- _Written request_
Nothing in the data should change when you return it, but leave the pictures out.

- _Dataset content_

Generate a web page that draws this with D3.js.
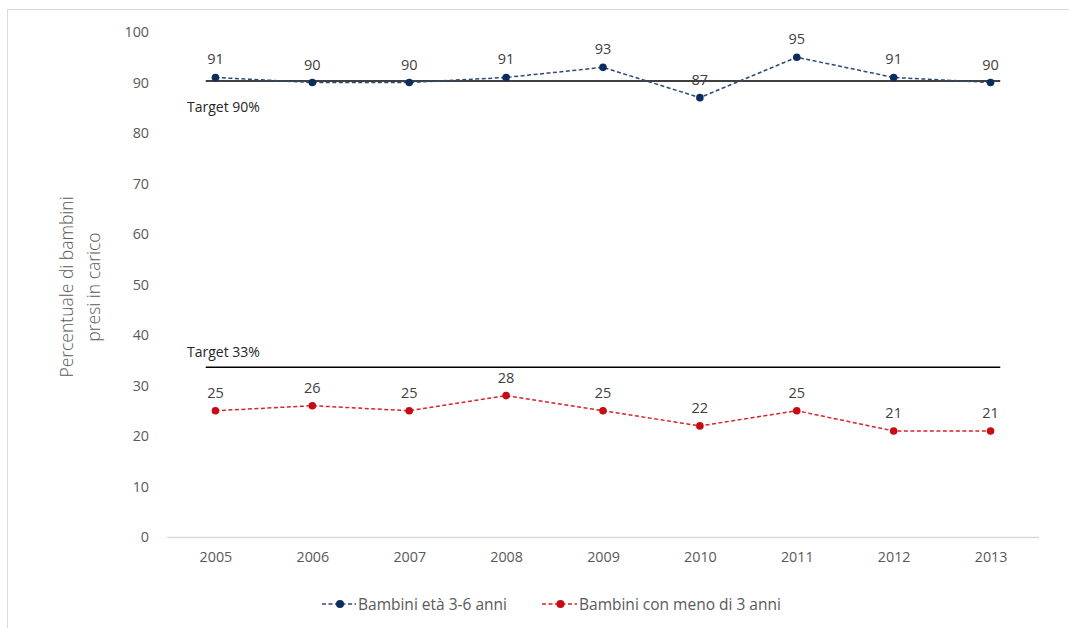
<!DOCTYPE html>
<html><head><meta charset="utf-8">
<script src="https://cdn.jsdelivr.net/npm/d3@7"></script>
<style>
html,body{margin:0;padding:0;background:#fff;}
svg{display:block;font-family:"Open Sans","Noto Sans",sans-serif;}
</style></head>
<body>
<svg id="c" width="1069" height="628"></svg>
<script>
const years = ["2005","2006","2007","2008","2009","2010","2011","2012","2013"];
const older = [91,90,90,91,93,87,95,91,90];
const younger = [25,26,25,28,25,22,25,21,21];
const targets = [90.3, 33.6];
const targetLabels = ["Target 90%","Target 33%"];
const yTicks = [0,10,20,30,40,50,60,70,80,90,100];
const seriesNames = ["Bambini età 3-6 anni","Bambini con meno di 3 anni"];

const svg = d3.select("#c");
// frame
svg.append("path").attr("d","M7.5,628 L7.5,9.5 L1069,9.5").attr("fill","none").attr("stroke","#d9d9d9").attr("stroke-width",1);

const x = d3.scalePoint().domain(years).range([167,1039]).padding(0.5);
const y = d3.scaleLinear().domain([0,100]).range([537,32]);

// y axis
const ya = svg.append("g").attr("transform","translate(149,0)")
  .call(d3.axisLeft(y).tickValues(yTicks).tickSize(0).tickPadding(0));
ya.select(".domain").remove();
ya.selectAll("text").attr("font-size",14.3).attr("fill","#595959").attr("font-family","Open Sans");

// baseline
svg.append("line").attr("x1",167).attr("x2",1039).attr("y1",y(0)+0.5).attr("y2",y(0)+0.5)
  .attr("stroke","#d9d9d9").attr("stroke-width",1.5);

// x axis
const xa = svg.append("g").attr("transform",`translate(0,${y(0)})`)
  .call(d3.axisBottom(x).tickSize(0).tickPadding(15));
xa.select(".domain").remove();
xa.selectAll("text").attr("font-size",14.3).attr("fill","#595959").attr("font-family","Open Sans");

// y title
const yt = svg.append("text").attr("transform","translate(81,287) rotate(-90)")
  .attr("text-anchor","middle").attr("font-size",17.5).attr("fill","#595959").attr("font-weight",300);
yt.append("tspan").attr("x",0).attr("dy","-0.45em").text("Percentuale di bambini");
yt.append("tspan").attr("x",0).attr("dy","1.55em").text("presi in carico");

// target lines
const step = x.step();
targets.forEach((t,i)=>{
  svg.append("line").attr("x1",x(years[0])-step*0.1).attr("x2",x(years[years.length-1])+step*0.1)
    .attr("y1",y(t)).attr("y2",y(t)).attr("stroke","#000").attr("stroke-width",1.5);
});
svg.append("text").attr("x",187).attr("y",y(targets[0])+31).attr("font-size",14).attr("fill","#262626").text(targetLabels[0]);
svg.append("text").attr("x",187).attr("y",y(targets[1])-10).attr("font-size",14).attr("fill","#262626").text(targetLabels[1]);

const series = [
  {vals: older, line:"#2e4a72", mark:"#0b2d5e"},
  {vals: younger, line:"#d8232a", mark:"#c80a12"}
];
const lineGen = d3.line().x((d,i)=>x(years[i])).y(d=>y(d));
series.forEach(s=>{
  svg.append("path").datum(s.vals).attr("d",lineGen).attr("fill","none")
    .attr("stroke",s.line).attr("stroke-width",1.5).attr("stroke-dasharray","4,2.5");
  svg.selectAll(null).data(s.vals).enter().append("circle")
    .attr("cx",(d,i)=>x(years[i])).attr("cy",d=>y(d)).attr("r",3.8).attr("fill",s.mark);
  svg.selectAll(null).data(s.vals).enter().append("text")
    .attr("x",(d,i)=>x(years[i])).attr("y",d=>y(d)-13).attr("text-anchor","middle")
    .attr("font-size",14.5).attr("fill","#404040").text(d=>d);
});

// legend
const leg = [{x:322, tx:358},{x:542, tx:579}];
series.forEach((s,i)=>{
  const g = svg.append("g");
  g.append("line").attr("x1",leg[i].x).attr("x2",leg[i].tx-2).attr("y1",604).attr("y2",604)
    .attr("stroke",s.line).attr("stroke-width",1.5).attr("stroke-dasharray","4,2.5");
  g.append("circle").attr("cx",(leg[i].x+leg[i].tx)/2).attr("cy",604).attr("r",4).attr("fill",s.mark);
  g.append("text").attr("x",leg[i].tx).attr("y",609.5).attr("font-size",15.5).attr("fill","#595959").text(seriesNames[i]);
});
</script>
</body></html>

- _Answer_
Generate a web page that draws this with D3.js.
<!DOCTYPE html>
<html><head><meta charset="utf-8">
<script src="https://cdn.jsdelivr.net/npm/d3@7"></script>
<style>
html,body{margin:0;padding:0;background:#fff;}
svg{display:block;font-family:"Open Sans","Noto Sans",sans-serif;}
</style></head>
<body>
<svg id="c" width="1069" height="628"></svg>
<script>
const years = ["2005","2006","2007","2008","2009","2010","2011","2012","2013"];
const older = [91,90,90,91,93,87,95,91,90];
const younger = [25,26,25,28,25,22,25,21,21];
const targets = [90.3, 33.6];
const targetLabels = ["Target 90%","Target 33%"];
const yTicks = [0,10,20,30,40,50,60,70,80,90,100];
const seriesNames = ["Bambini età 3-6 anni","Bambini con meno di 3 anni"];

const svg = d3.select("#c");
// frame
svg.append("path").attr("d","M7.5,628 L7.5,9.5 L1069,9.5").attr("fill","none").attr("stroke","#d9d9d9").attr("stroke-width",1);

const x = d3.scalePoint().domain(years).range([167,1039]).padding(0.5);
const y = d3.scaleLinear().domain([0,100]).range([537,32]);

// y axis
const ya = svg.append("g").attr("transform","translate(149,0)")
  .call(d3.axisLeft(y).tickValues(yTicks).tickSize(0).tickPadding(0));
ya.select(".domain").remove();
ya.selectAll("text").attr("font-size",14.3).attr("fill","#595959").attr("font-family","Open Sans");

// baseline
svg.append("line").attr("x1",167).attr("x2",1039).attr("y1",y(0)+0.5).attr("y2",y(0)+0.5)
  .attr("stroke","#d9d9d9").attr("stroke-width",1.5);

// x axis
const xa = svg.append("g").attr("transform",`translate(0,${y(0)})`)
  .call(d3.axisBottom(x).tickSize(0).tickPadding(15));
xa.select(".domain").remove();
xa.selectAll("text").attr("font-size",14.3).attr("fill","#595959").attr("font-family","Open Sans");

// y title
const yt = svg.append("text").attr("transform","translate(81,287) rotate(-90)")
  .attr("text-anchor","middle").attr("font-size",17.5).attr("fill","#595959").attr("font-weight",300);
yt.append("tspan").attr("x",0).attr("dy","-0.45em").text("Percentuale di bambini");
yt.append("tspan").attr("x",0).attr("dy","1.55em").text("presi in carico");

// target lines
const step = x.step();
targets.forEach((t,i)=>{
  svg.append("line").attr("x1",x(years[0])-step*0.1).attr("x2",x(years[years.length-1])+step*0.1)
    .attr("y1",y(t)).attr("y2",y(t)).attr("stroke","#000").attr("stroke-width",1.5);
});
svg.append("text").attr("x",187).attr("y",y(targets[0])+31).attr("font-size",14).attr("fill","#262626").text(targetLabels[0]);
svg.append("text").attr("x",187).attr("y",y(targets[1])-10).attr("font-size",14).attr("fill","#262626").text(targetLabels[1]);

const series = [
  {vals: older, line:"#2e4a72", mark:"#0b2d5e"},
  {vals: younger, line:"#d8232a", mark:"#c80a12"}
];
const lineGen = d3.line().x((d,i)=>x(years[i])).y(d=>y(d));
series.forEach(s=>{
  svg.append("path").datum(s.vals).attr("d",lineGen).attr("fill","none")
    .attr("stroke",s.line).attr("stroke-width",1.5).attr("stroke-dasharray","4,2.5");
  svg.selectAll(null).data(s.vals).enter().append("circle")
    .attr("cx",(d,i)=>x(years[i])).attr("cy",d=>y(d)).attr("r",3.8).attr("fill",s.mark);
  svg.selectAll(null).data(s.vals).enter().append("text")
    .attr("x",(d,i)=>x(years[i])).attr("y",d=>y(d)-13).attr("text-anchor","middle")
    .attr("font-size",14.5).attr("fill","#404040").text(d=>d);
});

// legend
const leg = [{x:322, tx:358},{x:542, tx:579}];
series.forEach((s,i)=>{
  const g = svg.append("g");
  g.append("line").attr("x1",leg[i].x).attr("x2",leg[i].tx-2).attr("y1",604).attr("y2",604)
    .attr("stroke",s.line).attr("stroke-width",1.5).attr("stroke-dasharray","4,2.5");
  g.append("circle").attr("cx",(leg[i].x+leg[i].tx)/2).attr("cy",604).attr("r",4).attr("fill",s.mark);
  g.append("text").attr("x",leg[i].tx).attr("y",609.5).attr("font-size",15.5).attr("fill","#595959").text(seriesNames[i]);
});
</script>
</body></html>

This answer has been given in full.